Factory quote questions to send
- What GSM canvas do you recommend for the expected school load, and what is the practical difference in cost between 8 oz, 10 oz, and 12 oz options?
- Is the quote based on stock fabric or newly woven fabric, and what part of the lead time depends on fabric availability?
- How many print colors are included, what decoration method do you recommend, and what setup cost applies to each method?
- What is your MOQ by size, color, and print method, and how does the unit price change at 500, 1,000, and 3,000 pcs?
- Can you show the sample lead time, bulk production lead time, and the point at which approval is needed to avoid delay?
- What exactly is included in packing, such as folding method, inner pack count, polybag use, and carton marking?
- What tolerances do you hold for bag dimensions, handle length, and print placement, and how do you treat out-of-tolerance pieces?
- Can you quote EXW, FOB, and a rough landed estimate so we can compare suppliers on the same basis?

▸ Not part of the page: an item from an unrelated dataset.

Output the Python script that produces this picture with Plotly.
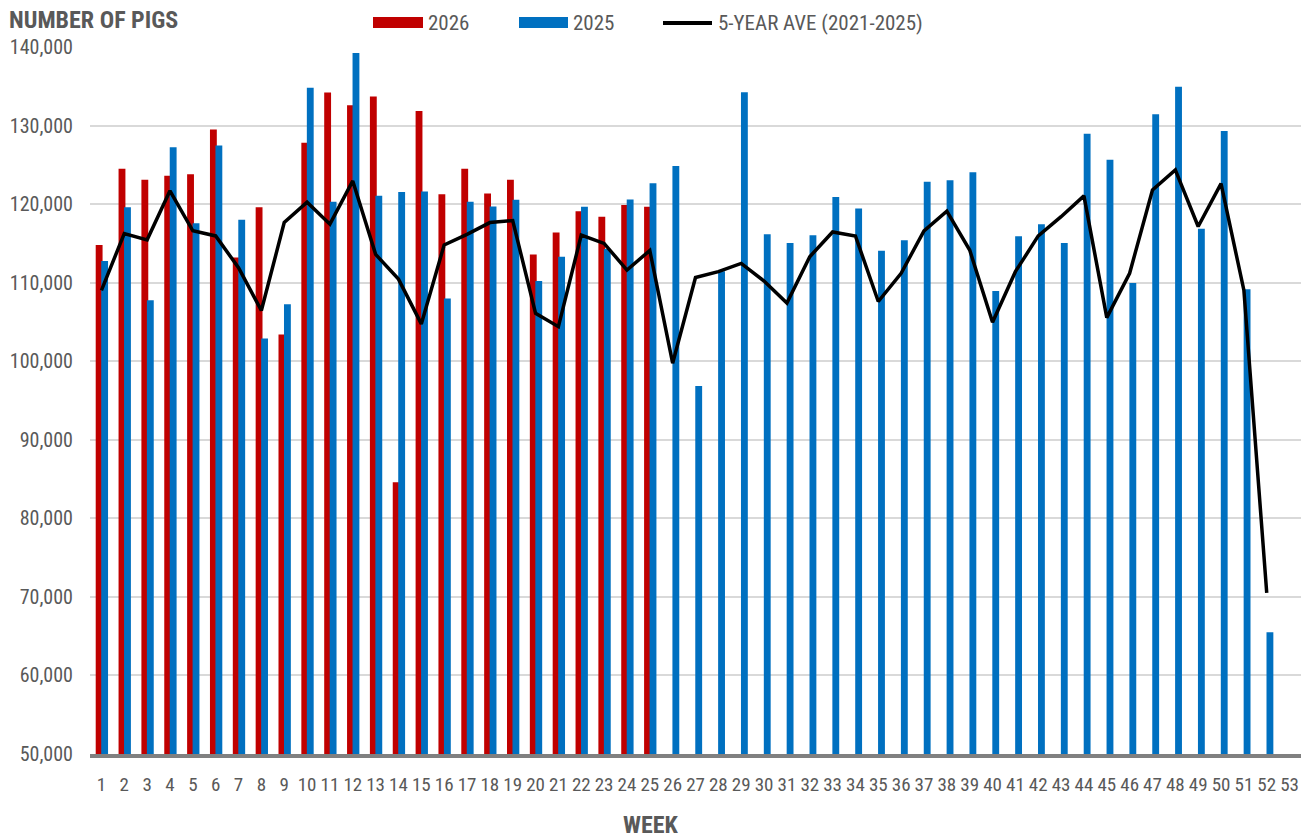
import plotly.graph_objects as go

# ---------------- data ----------------
week_labels = ["1", "2", "3", "4", "5", "6", "7", "8", "9", "10", "11", "12", "13", "14", "15",
               "16", "17", "18", "19", "20", "21", "22", "23", "24", "25", "26", "27", "28", "29",
               "30", "31", "32", "33", "34", "35", "36", "37", "38", "39", "40", "41", "42", "43",
               "44", "45", "46", "47", "48", "49", "50", "51", "52", "53"]
weeks = [int(w) for w in week_labels]

pigs_2026 = [114800, 124500, 123100, 123600, 123800, 129500, 113200, 119600, 103400, 127800,
             134200, 132600, 133700, 84600, 131850, 121250, 124500, 121350, 123100, 113600,
             116400, 119100, 118400, 119900, 119650]

pigs_2025 = [112750, 119600, 107750, 127250, 117550, 127450, 118000, 102900, 107250, 134800,
             120300, 139250, 121050, 121550, 121600, 108000, 120300, 119700, 120550, 110200,
             113300, 119650, 114300, 120600, 122650, 124850, 96850, 111450, 134250, 116150,
             115050, 116050, 120900, 119450, 114050, 115400, 122850, 123050, 124050, 108950,
             115900, 117450, 115050, 128950, 125650, 109950, 131450, 134950, 116850, 129300,
             109150, 65500]

avg_5yr = [109030, 116250, 115450, 121700, 116600, 115950, 111900, 106450, 117650, 120250,
           117450, 122950, 113600, 110450, 104750, 114800, 116150, 117650, 117900, 106100,
           104400, 116050, 115000, 111600, 114100, 99750, 110650, 111400, 112450, 110200,
           107400, 113300, 116450, 115950, 107600, 111200, 116600, 119100, 114150, 104950,
           111400, 115950, 118400, 121050, 105550, 111200, 121800, 124350, 117150, 122600,
           109050, 70500]

y_ticks = [50000, 60000, 70000, 80000, 90000, 100000, 110000, 120000, 130000, 140000]

series_names = ["2026", "2025", "5-YEAR AVE (2021-2025)"]

# ---------------- style ----------------
RED = "#C00000"
BLUE = "#0070C0"
TXT = "#595959"
FONT = "Liberation Sans Narrow, Arial Narrow, Roboto Condensed, DejaVu Sans Condensed, sans-serif"

W, H = 1309, 839
ML, MR, MT, MB = 90, 8, 47, 85
PW, PH = W - ML - MR, H - MT - MB


def px_x(p):
    return (p - ML) / PW


def px_y(p):
    return (H - MB - p) / PH


fig = go.Figure()

fig.add_trace(go.Bar(
    x=weeks[:len(pigs_2026)], y=pigs_2026, name=series_names[0],
    marker=dict(color=RED, line=dict(width=0)),
    width=0.3, offset=-0.25, showlegend=False,
))
fig.add_trace(go.Bar(
    x=weeks[:len(pigs_2025)], y=pigs_2025, name=series_names[1],
    marker=dict(color=BLUE, line=dict(width=0)),
    width=0.3, offset=-0.01, showlegend=False,
))
fig.add_trace(go.Scatter(
    x=weeks[:len(avg_5yr)], y=avg_5yr, name=series_names[2],
    mode="lines", line=dict(color="black", width=3.5), showlegend=False,
))

# manual legend (wide swatches as in the reference)
shapes = [
    dict(type="rect", xref="paper", yref="paper",
         x0=px_x(373), x1=px_x(423), y0=px_y(28), y1=px_y(17),
         fillcolor=RED, line=dict(width=0)),
    dict(type="rect", xref="paper", yref="paper",
         x0=px_x(519), x1=px_x(568), y0=px_y(28), y1=px_y(17),
         fillcolor=BLUE, line=dict(width=0)),
    dict(type="line", xref="paper", yref="paper",
         x0=px_x(663), x1=px_x(712), y0=px_y(23), y1=px_y(23),
         line=dict(color="black", width=4)),
]
annotations = [
    dict(text=series_names[0], xref="paper", yref="paper", x=px_x(426), y=px_y(23),
         xanchor="left", yanchor="middle", showarrow=False, font=dict(size=21, color=TXT, family=FONT)),
    dict(text=series_names[1], xref="paper", yref="paper", x=px_x(571), y=px_y(23),
         xanchor="left", yanchor="middle", showarrow=False, font=dict(size=21, color=TXT, family=FONT)),
    dict(text=series_names[2], xref="paper", yref="paper", x=px_x(716), y=px_y(23),
         xanchor="left", yanchor="middle", showarrow=False, font=dict(size=21, color=TXT, family=FONT)),
    dict(text="<b>NUMBER OF PIGS</b>", xref="paper", yref="paper", x=px_x(7), y=px_y(20),
         xanchor="left", yanchor="middle", showarrow=False, font=dict(size=24, color=TXT, family=FONT)),
    dict(text="<b>WEEK</b>", xref="paper", yref="paper", x=px_x(651), y=px_y(825),
         xanchor="center", yanchor="middle", showarrow=False, font=dict(size=24, color=TXT, family=FONT)),
]

fig.update_layout(
    width=W, height=H,
    margin=dict(l=ML, r=MR, t=MT, b=MB, pad=0),
    paper_bgcolor="white", plot_bgcolor="white",
    barmode="overlay",
    showlegend=False,
    shapes=shapes,
    annotations=annotations,
    font=dict(family=FONT, color=TXT),
)

fig.update_xaxes(
    range=[0.5, 53.5],
    tickmode="array", tickvals=weeks, ticktext=week_labels,
    tickfont=dict(size=19, color=TXT, family=FONT),
    showgrid=False, zeroline=False,
    showline=True, linecolor="#808080", linewidth=4,
    ticks="", ticklabelstandoff=10,
    automargin=False,
)
fig.update_yaxes(
    range=[50000, 140000],
    tickmode="array", tickvals=y_ticks,
    tickformat=",d",
    tickfont=dict(size=20, color=TXT, family=FONT),
    showgrid=True, gridcolor="#D9D9D9", gridwidth=2,
    zeroline=False, showline=False,
    ticks="", ticklabelstandoff=16,
    automargin=False,
)

fig.write_html(
    "out.html",
    config={"displayModeBar": False},
    post_script="document.body.style.margin='0';document.body.style.overflow='hidden';",
)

- What inspection step is built into your process before shipment, and can you share photos or a pre-shipment report template?
- If we reorder the same style later, what can be kept unchanged so the second order moves faster?
Quality-control points to confirm
- Fabric weight and weave match the approved target and the lot shade is consistent across the run.
- Bag body dimensions, gusset depth, and handle length stay within the agreed tolerance sheet.
- Handle stitching, bar-tacks, and side seams look symmetrical and do not show loose threads or skipped stitches.
- Print color matches the approved reference, with clean edges, correct placement, and no visible cracking or smearing.
- The fabric has no oil stains, needle damage, broken yarns, or dirty handling marks before packing.
- The top hem sits flat and the bag opens correctly without twisting or severe puckering.
- A practical load test passes with the expected school contents, such as books or a similar fill weight.
- Carton counts, carton marks, and SKU labels match the purchase order and packing list.
- Inner packing and folding direction are consistent so school staff can distribute bags without rework.
- Random carton checks before shipment confirm the finished goods match the golden sample.